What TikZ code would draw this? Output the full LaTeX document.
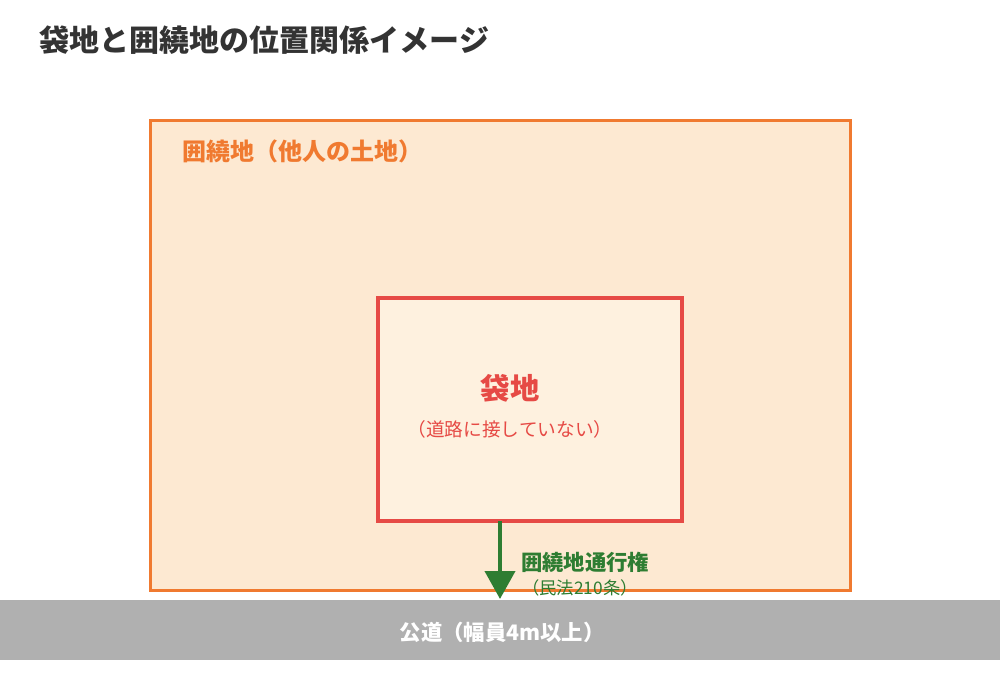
\documentclass[tikz,border=0pt]{standalone}
\usepackage{fontspec}
\setmainfont{Noto Sans CJK JP}
\usepackage{xcolor}
\usepackage{tikz}
\usetikzlibrary{
  arrows.meta,
  positioning
}
\definecolor{titlegray}{HTML}{333333}
\definecolor{outerfill}{HTML}{FDE9D2}
\definecolor{outerline}{HTML}{F07A30}
\definecolor{innerfill}{HTML}{FEF1DF}
\definecolor{innerline}{HTML}{E64A45}
\definecolor{rightgreen}{HTML}{2E7D32}
\definecolor{roadgray}{HTML}{B0B0B0}

\begin{document}
\begin{tikzpicture}[
    x=0.75pt, y=-0.75pt,
    every node/.style={inner sep=0pt, outer sep=0pt},
    area/.style={
      draw,
      anchor=north west,
      minimum width=#1
    },
    title/.style={
      anchor=west,
      font=\fontsize{22.5}{26}\selectfont\bfseries,
      text=titlegray
    },
    lbl/.style={
      font=\fontsize{#1}{#1}\selectfont
    },
    blbl/.style={
      font=\fontsize{#1}{#1}\selectfont\bfseries
    },
    ar/.style={-{Triangle[length=21pt, width=22.5pt]}, line width=3pt, rightgreen}
  ]
    \useasboundingbox (0,0) rectangle (1000,700);

    % Title
    \node[title] (ttl) at (40,40) {袋地と囲繞地の位置関係イメージ};

    % Outer land (囲繞地) and road
    \node[area=525pt, minimum height=352.5pt, fill=outerfill, draw=outerline,
          line width=2.25pt] (outer) at (150,120) {};
    \node[blbl=18, anchor=west, text=outerline] (outerlbl)
      at (182,151) {囲繞地（他人の土地）};

    \node[area=750pt, minimum height=45pt, fill=roadgray, draw=none] (road)
      at (0,600) {};
    \node[blbl=16, text=white] (roadlbl) at (502,632)
      {公道（幅員4m以上）};

    % Inner land (袋地)
    \node[area=228pt, minimum height=167.25pt, fill=innerfill, draw=innerline,
          line width=3pt] (inner) at (378,298) {};
    \node[blbl=22, text=innerline] (innerlbl) at (510,388) {袋地};
    \node[lbl=14, text=innerline, below=14pt of innerlbl] (innersub)
      {（道路に接していない）};

    % Right of way
    \coordinate (tip) at (500,599);
    \draw[ar] (inner.south -| tip) -- (tip);
    \node[blbl=16, anchor=west, text=rightgreen] (right)
      at (521,562) {囲繞地通行権};
    \node[lbl=13, text=rightgreen] (rightsub) at (580,588)
      {（民法210条）};

  \end{tikzpicture}
\end{document}
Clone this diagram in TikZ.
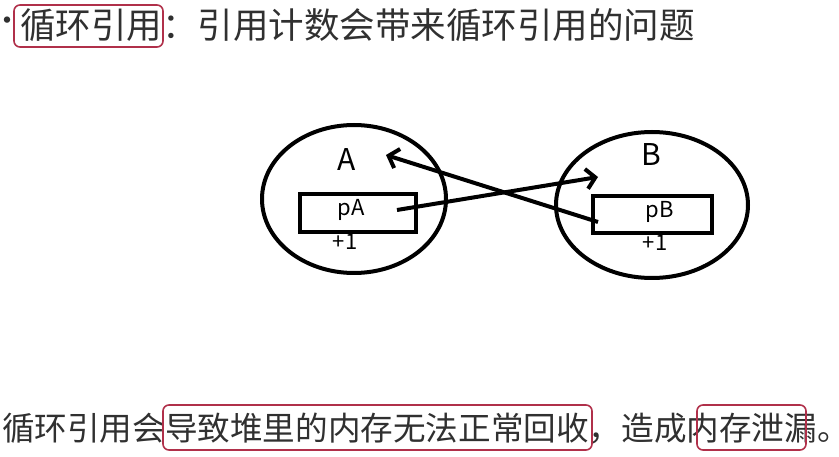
\documentclass[tikz,border=0pt]{standalone}
\usepackage{fontspec}
\setmainfont{Noto Sans CJK SC}
\usetikzlibrary{arrows.meta,shapes.geometric}
\definecolor{hl}{HTML}{B0304A}
\definecolor{tx}{HTML}{303030}
\begin{document}
\begin{tikzpicture}[x=1pt,y=-1pt,
  ln/.style={line width=4pt},
  hlbox/.style={draw=hl,line width=1.6pt,rounded corners=6pt},
  arr/.style={ln,-{Straight Barb[length=9pt,width=20pt,line width=4pt]}},
  lab/.style={font=\fontsize{30}{32}\selectfont},
  small/.style={font=\fontsize{22}{24}\selectfont}]
\useasboundingbox (0,0) rectangle (839,457);
\node[text=tx,font=\fontsize{30}{32}\selectfont,inner sep=0] (dot) at (8,24) {·};
\node[anchor=west,text=tx,font=\fontsize{35.5}{38}\selectfont,inner sep=0] (title) at (20,25) {循环引用：引用计数会带来循环引用的问题};
\draw[hlbox] (14,5) rectangle (163,47);
\node[anchor=west,text=tx,font=\fontsize{32.6}{34}\selectfont,inner sep=0] (bottom) at (2,428) {循环引用会导致堆里的内存无法正常回收，造成内存泄漏。};
\draw[hlbox] (163,405) rectangle (592,450);
\draw[hlbox] (697,405) rectangle (806,450);
\node[ln,draw,ellipse,minimum width=184,minimum height=148,inner sep=0] (A) at (354,199) {};
\node[ln,draw,ellipse,minimum width=192,minimum height=146,inner sep=0] (B) at (652,205) {};
\node[ln,draw,minimum width=116,minimum height=38,inner sep=0] (pA) at (358,213) {};
\node[ln,draw,minimum width=119,minimum height=37,inner sep=0] (pB) at (652,215) {};
\node[small] (pAt) at (351,210) {pA};
\node[small] (pBt) at (660,212) {pB};
\node[lab] (At) at (347,160) {A};
\node[lab] (Bt) at (651,155) {B};
\node[small] (p1) at (345,242) {+1};
\node[small] (p2) at (655,243) {+1};
\coordinate (s1) at (397,210);
\coordinate (e1) at (598,177);
\coordinate (s2) at (598,222);
\coordinate (e2) at (386,155);
\draw[arr] (s1) -- (e1);
\draw[arr] (s2) -- (e2);
\end{tikzpicture}
\end{document}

※ ※ ※

→ TASK TO CARRY OUT: Working from the listing above, pick out every line that has "this" and copy it.

→ SOLUTION:
What TikZ code would draw this? Output the full LaTeX document.
Clone this diagram in TikZ.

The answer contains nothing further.